Dom Carmo João Rhoden
Bispo Emérito de Taubaté (SP)
Caros irmãos e irmãs em Cristo,
Proponho, por ocasião do Dia Mundial dos Pobres, uma reflexão que busca ir além do âmbito do sentimento e adentrar a esfera da nossa responsabilidade teológica e moral. Vivemos em uma época de grande confusão semântica, onde vocábulos de profunda densidade cristã são esvaziados de seu sentido original. O exemplo mais notório é a palavra “caridade”.
Frequentemente, o termo “caridade” é rebaixado a sinônimo de “filantropia” ou “assistência”, tornando-se um ato voluntário, louvável, mas, em última análise, opcional. É gesto de quem “dá o que sobra”. Esta hermenêutica é fundamentalmente falha e trai o coração do Evangelho.
O vocábulo latino Caritas (que traduz o grego Agape) não é mera benevolência; é o amor de Deus, um amor que não se baseia no mérito de quem é amado, mas na natureza de quem ama. E sendo Deus a Justiça perfeita, o Agape divino é, em sua essência, um ato de justiça.
Portanto, nossa resposta à pobreza não pode situar-se no campo do “favor”, mas sim no campo do “dever”.
Gostaria de me deter em uma passagem do Evangelho de Lucas que, a meu ver, é frequentemente mal traduzida e, por consequência, mal compreendida. Trata-se da parábola do servo que volta do campo (cf. Lc 17, 7-10). No entanto, Jesus não nos instrui a dizer: “Somos servos inúteis; fizemos o que devíamos fazer” (Lc 17, 10).
A palavra grega achreios, traduzida como “inúteis”, gera desconforto. Deus nos veria como “inúteis”? A exegese mais apurada nos sugere que o sentido não é de “inutilidade”, mas de “aqueles que não têm direito a crédito extra”. O servo não fez nada “a mais”; ele não acumulou méritos extraordinários. Ele apenas cumpriu seu dever.
Esta correção exegética muda tudo.
Quando, servimos ao pobre, partilhando nossos bens, quando lutamos pela dignidade do trabalhador, não estamos fazendo um “favor” a Deus. Não estamos acumulando “créditos” no céu para sermos louvados. Estamos, simples e rigorosamente, fazendo o que devíamos fazer. Somos servos que apenas cumprem o dever da justiça. Ajudar ao pobre não nos torna “santos, extraordinários”; é o mínimo que nos mantém dentro da aliança batismal.
Ao contrário, a omissão, é a verdadeira falha. A indiferença diante da miséria é um pecado grave contra a justiça.

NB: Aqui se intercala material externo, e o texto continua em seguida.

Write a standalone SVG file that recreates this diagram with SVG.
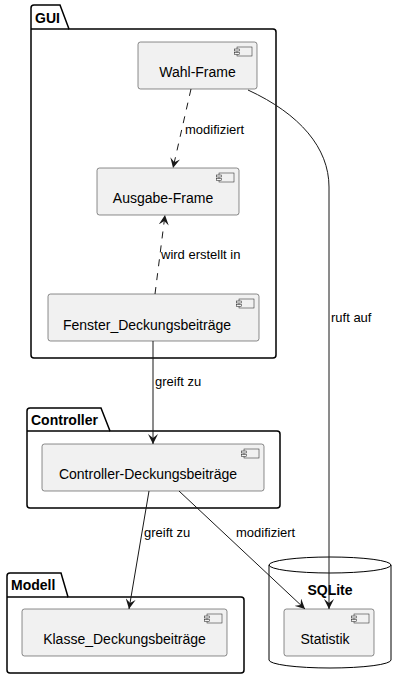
<svg xmlns="http://www.w3.org/2000/svg" width="406" height="689" viewBox="0 0 406 689">
<defs>
<style>
.pkg{fill:#FFFFFF;stroke:#000000;stroke-width:1.5}
.comp{fill:#F1F1F1;stroke:#181818;stroke-width:0.5}
.icon{fill:#F1F1F1;stroke:#181818;stroke-width:0.5}
.name{font-family:"Liberation Sans",Arial,sans-serif;font-size:14px;fill:#000000}
.ptitle{font-family:"Liberation Sans",Arial,sans-serif;font-size:14px;font-weight:bold;fill:#000000}
.lbl{font-family:"Liberation Sans",Arial,sans-serif;font-size:13px;fill:#000000}
.edge{fill:none;stroke:#181818;stroke-width:1}
.dash{stroke-dasharray:7,7}
</style>
<marker id="arr" viewBox="0 0 10 10" refX="10" refY="5" markerWidth="10" markerHeight="10" markerUnits="userSpaceOnUse" orient="auto">
<path d="M0,0 L10,5 L0,10 L4,5 Z" fill="#181818"/>
</marker>
</defs>
<rect width="406" height="689" fill="#FFFFFF"/>

<g id="pkg-gui">
<path class="pkg" d="M34,5 L60,5 L69,29 L273,29 Q276,29 276,32 L276,355 Q276,358 273,358 L34,358 Q31,358 31,355 L31,8 Q31,5 34,5 Z"/>
<line x1="31" y1="29" x2="69" y2="29" stroke="#000" stroke-width="1.5"/>
<text class="ptitle" x="35" y="23">GUI</text>
</g>

<g id="pkg-controller">
<path class="pkg" d="M30,408 L101,408 L110,431 L277,431 Q280,431 280,434 L280,505 Q280,508 277,508 L30,508 Q27,508 27,505 L27,411 Q27,408 30,408 Z"/>
<line x1="27" y1="431" x2="110" y2="431" stroke="#000" stroke-width="1.5"/>
<text class="ptitle" x="31" y="425">Controller</text>
</g>

<g id="pkg-modell">
<path class="pkg" d="M10,573 L61,573 L68,597 L241,597 Q244,597 244,600 L244,670 Q244,673 241,673 L10,673 Q7,673 7,670 L7,576 Q7,573 10,573 Z"/>
<line x1="7" y1="597" x2="68" y2="597" stroke="#000" stroke-width="1.5"/>
<text class="ptitle" x="11" y="590">Modell</text>
</g>

<g id="db-sqlite">
<path d="M269,565 A61,8 0 0 1 391,565 L391,660 A61,8 0 0 1 269,660 Z" fill="#FFFFFF" stroke="#000" stroke-width="1"/>
<path d="M269,565 A61,8 0 0 0 391,565" fill="none" stroke="#000" stroke-width="1"/>
<text class="ptitle" x="330" y="595" text-anchor="middle">SQLite</text>
</g>

<g id="wahl-frame">
<rect class="comp" x="138" y="42" width="119" height="47" rx="2.5"/>
<rect class="icon" x="237" y="47" width="15" height="9"/>
<rect class="icon" x="234.5" y="49" width="5" height="2"/>
<rect class="icon" x="234.5" y="52.5" width="5" height="2"/>
<text class="name" x="197.5" y="77" text-anchor="middle">Wahl-Frame</text>
</g>

<g id="ausgabe-frame">
<rect class="comp" x="97" y="168" width="142" height="47" rx="2.5"/>
<rect class="icon" x="219" y="173" width="15" height="9"/>
<rect class="icon" x="216.5" y="175" width="5" height="2"/>
<rect class="icon" x="216.5" y="178.5" width="5" height="2"/>
<text class="name" x="163" y="203" text-anchor="middle">Ausgabe-Frame</text>
</g>

<g id="fenster">
<rect class="comp" x="48" y="294" width="211" height="47" rx="2.5"/>
<rect class="icon" x="239" y="299" width="15" height="9"/>
<rect class="icon" x="236.5" y="301" width="5" height="2"/>
<rect class="icon" x="236.5" y="304.5" width="5" height="2"/>
<text class="name" x="147" y="330" text-anchor="middle">Fenster_Deckungsbeiträge</text>
</g>

<g id="controller-deck">
<rect class="comp" x="42" y="444" width="222" height="47" rx="2.5"/>
<rect class="icon" x="244" y="449" width="15" height="9"/>
<rect class="icon" x="241.5" y="451" width="5" height="2"/>
<rect class="icon" x="241.5" y="454.5" width="5" height="2"/>
<text class="name" x="148" y="479" text-anchor="middle">Controller-Deckungsbeiträge</text>
</g>

<g id="klasse">
<rect class="comp" x="22" y="609" width="205" height="47" rx="2.5"/>
<rect class="icon" x="207" y="614" width="15" height="9"/>
<rect class="icon" x="204.5" y="616" width="5" height="2"/>
<rect class="icon" x="204.5" y="619.5" width="5" height="2"/>
<text class="name" x="124.5" y="644" text-anchor="middle">Klasse_Deckungsbeiträge</text>
</g>

<g id="statistik">
<rect class="comp" x="284" y="609" width="90" height="47" rx="2.5"/>
<rect class="icon" x="354" y="614" width="15" height="9"/>
<rect class="icon" x="351.5" y="616" width="5" height="2"/>
<rect class="icon" x="351.5" y="619.5" width="5" height="2"/>
<text class="name" x="325" y="644" text-anchor="middle">Statistik</text>
</g>

<g id="connectors">
<path class="edge dash" d="M191,89 L173,168" marker-end="url(#arr)"/>
<text class="lbl" x="185" y="134">modifiziert</text>
<path class="edge dash" d="M155,294 L165,215" marker-end="url(#arr)"/>
<text class="lbl" x="161" y="259">wird erstellt in</text>
<path class="edge" d="M153,341 L153,444" marker-end="url(#arr)"/>
<text class="lbl" x="155" y="386">greift zu</text>
<path class="edge" d="M248,90 C300,114 329,148 329,187 L329,609" marker-end="url(#arr)"/>
<text class="lbl" x="331" y="322">ruft auf</text>
<path class="edge" d="M149,491 L129,609" marker-end="url(#arr)"/>
<text class="lbl" x="144" y="537">greift zu</text>
<path class="edge" d="M179,491 L305,609" marker-end="url(#arr)"/>
<text class="lbl" x="236" y="537">modifiziert</text>
</g>
</svg>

Aqui, toco no cerne da espiritualidade que norteia minha vida como Dehoniano, membro da Congregação dos Sacerdotes do Sagrado Coração de Jesus. Nossa vocação inclui a “reparação”. Mas, o que reparamos? Reparamos o Coração de Cristo, que é ferido pelos pecados do mundo.
E qual pecado fere mais o Coração de Jesus, do que a indiferença para com aqueles com quem Ele mesmo se identificou? A pobreza extrema, a fome, a criança sem lar… tudo isso não é apenas um “problema social”. É uma “chaga” teológica, uma ferida aberta e real no Corpo Místico de Cristo.
O Dia Mundial dos Pobres, cuja celebração o Magistério recente — desde o impulso do saudoso Papa Francisco até as contínuas exortações do nosso Santo Padre Leão XIV — nos conclamam, e são um chamado à reparação.
Não é, portanto, um dia para acalmar nossas consciências, com pequenos gestos. É um dia para “Sentir com Cristo e com a Igreja” — Sentire cum Christo et Ecclesia, como reza meu lema episcopal. É um convite à conversão intelectual e evangélica: parar de pensar, no pobre, como um “problema” e vê-lo como um “mestre”; parar de agir por “pena” e começar a agir por “dever de justiça”.
A verdadeira pobreza que devemos temer não é a material, mas aquela do espírito, que nos torna cegos à injustiça. A formação de nossas consciências, através do estudo sério da Doutrina Social da Igreja e da meditação profunda da Escritura, são o primeiro passo.
Que este dia, portanto, não seja um fim em si mesmo, mas o início de mudança de vida. Que possamos passar do sentimentalismo filantrópico, para a ação concreta da justiça evangélica, reparando, assim, feridas sociais que continuam a ultrajar o Sagrado Coração do nosso Redentor.